All Company announcements require the approval of the board with provision for available directors, including the chairman, to approve urgent announcements. The company secretary is responsible for communication with ASX. The chairman is responsible for all media contact and comment.

The annual report contains a review of operations.

Shareholder communication

The Company communicates with its shareholders through ASX announcements, quarterly reports, the half-year report, the annual report and the annual general meeting. Copies of all such ASX announcements and reports are posted on the Company web site. Shareholders are encouraged to provide an email address to receive electronic copies of all announcements and reports.

The independent auditor attends the annual general meeting to respond to questions from shareholders on the conduct of the audit and the preparation and content of the audit report.

Risk management

The board has accepted the role of identification, assessment, monitoring and managing the significant areas of risk applicable to the Company and its operations. It has not established a separate committee to deal with these matters as the directors consider the size of the Company and its operations does not warrant a separate committee at this time. The board considers the matter of risk management on a six monthly basis at its regular meetings. The directors have identified the significant areas of risk applicable to the Company and its operations and non-executive director Mr A.G. Harris has been allocated responsibility for preparation of a six monthly report to the board on the matter.

Performance evaluation of directors and executives

A performance evaluation of the board took place in the previous year but no review took place during the year ended 30 June 2010. The board and the ‘director-operations’ undertake a review of the performance of senior executives and employees on an annual basis.

Remuneration of directors and executives

Because of the relatively small size of the Company and its operations, the board does not consider it appropriate, at this time, to form a separate committee to deal with executive remuneration. The board as a whole establishes and reviews annually the remuneration of the executive directors, senior executives and employees.

In accordance with the constitution of the Company, shareholders determine the maximum aggregate annual remuneration of the directors, (the current maximum aggregate annual remuneration which was approved by shareholders at the 2007 annual general meeting is $250,000). The directors determine the allocation of all or part of the approved maximum aggregate remuneration between the non-executive directors. The current determination is to pay annual directors fees of $36,000 to non-executive directors and $40,000 to the chairman. With the current board structure, this is an aggregate of $112,000 per annum compared with the shareholder approved maximum of $250,000.

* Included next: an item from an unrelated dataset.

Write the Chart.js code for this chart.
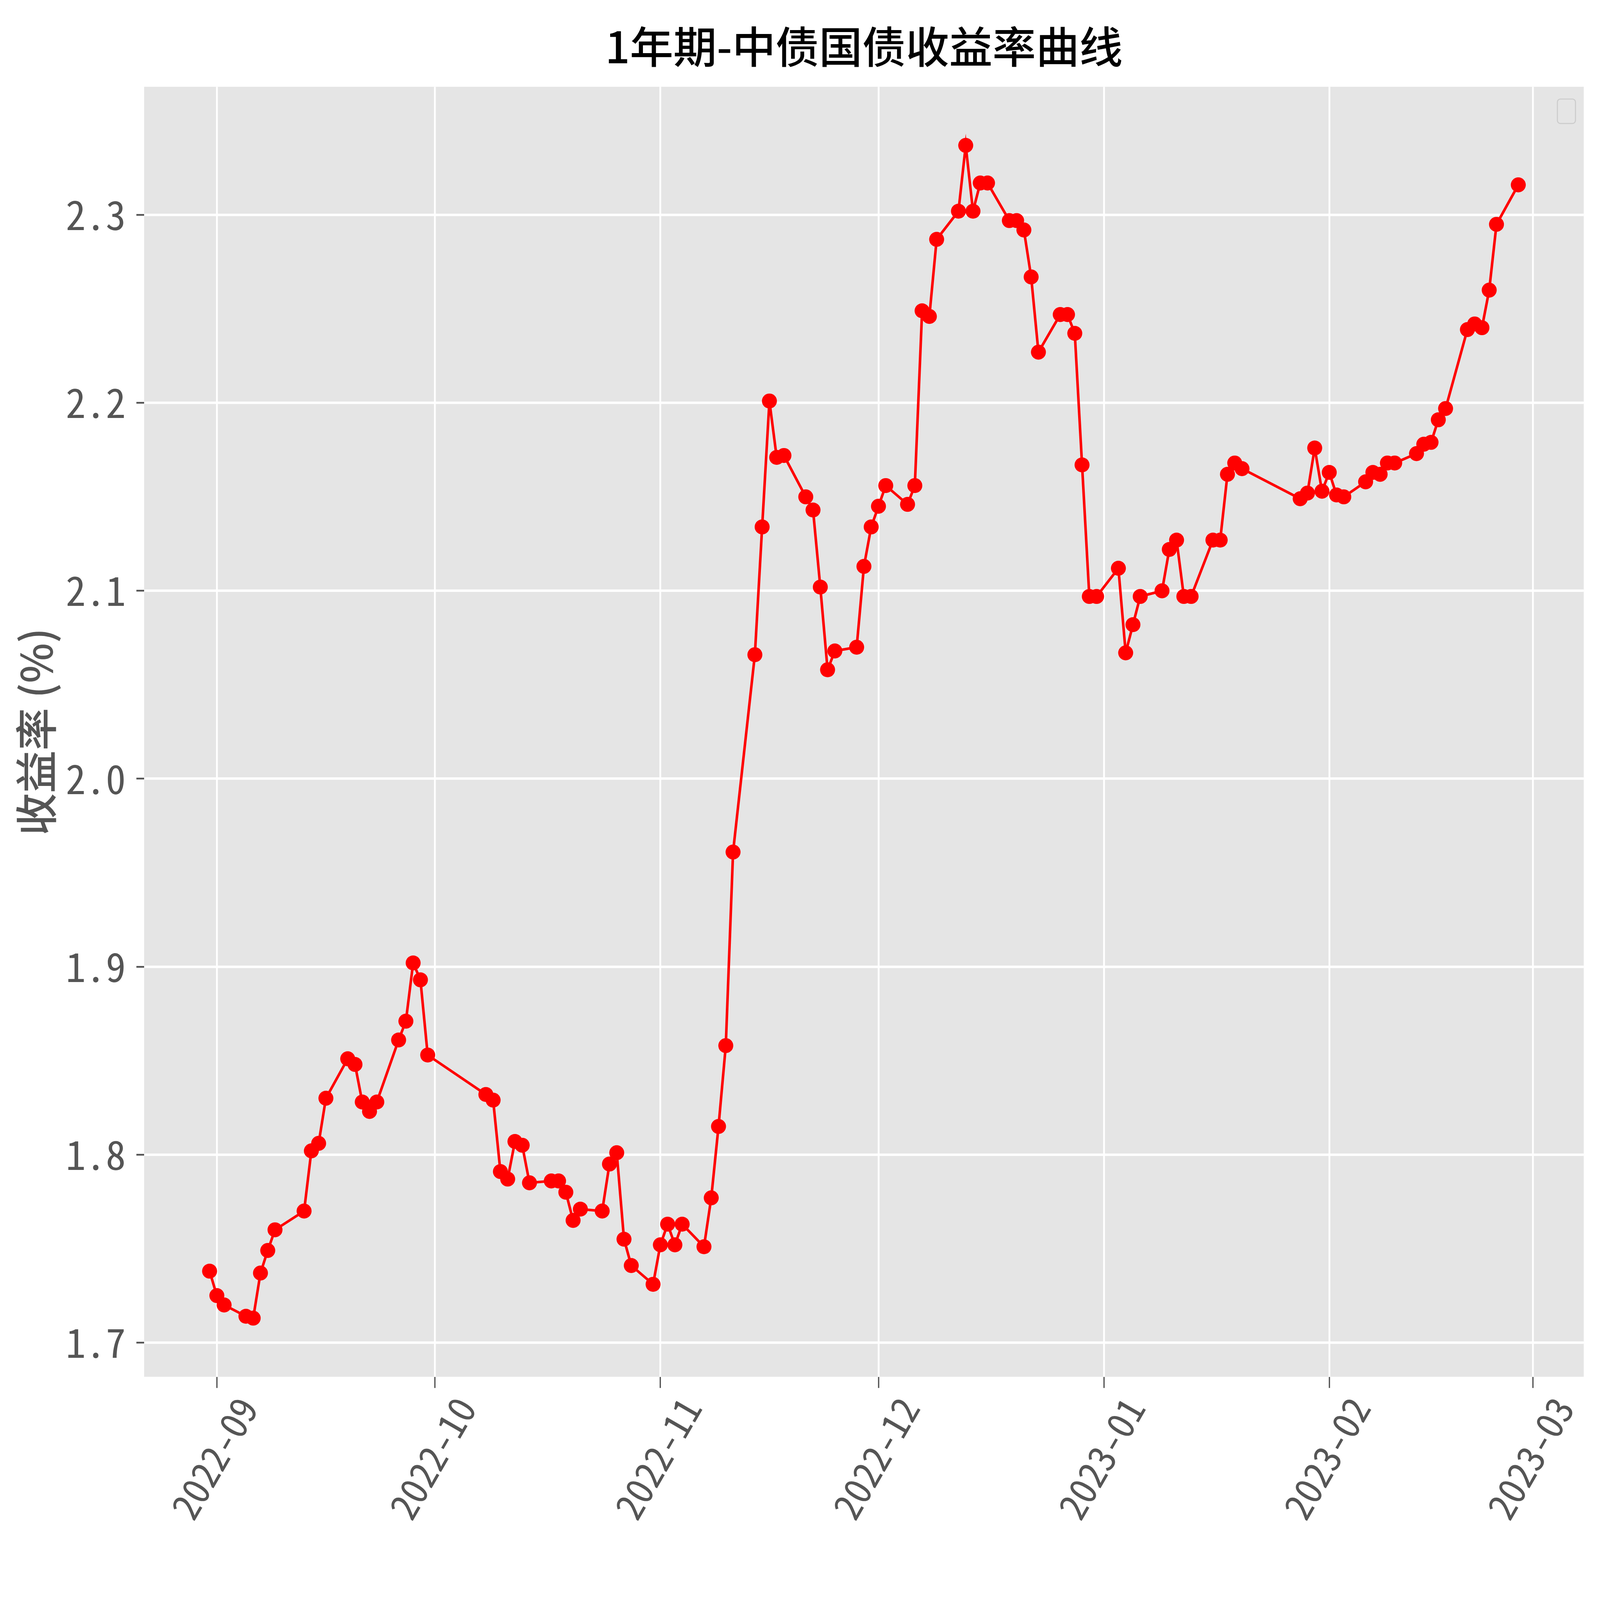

The cash remuneration of the directors is from time to time supplemented by incentive options issued under the Company’s Employee and Directors Share Option Plan. Specific shareholder approval is required before options are issued to directors under this Plan.

A summary of the Company’s remuneration policies and practices, together with particulars of remuneration of the directors and key management personnel during the year ended 30 June 2010, is set out in the remuneration report section of the directors report and in the notes to the financial statements. Particulars of options issued to directors under the Employee and Directors Share Option Plan are set out in the remuneration report and in the notes to the financial statements. There were no such options on issue at 30 June 2010 with the previously issued options having expired on 31 January 2010.

There are no schemes or provisions for retirement benefits for non-executive directors other than statutory benefits and accumulated superannuation.

Recognition of legitimate interests of stakeholders

As detailed above, the Company has adopted a code of conduct which ‘inter alia’ deals with compliance with legal and other obligations to legitimate stakeholders. The full code of conduct is available on the Company web site under the corporate governance section.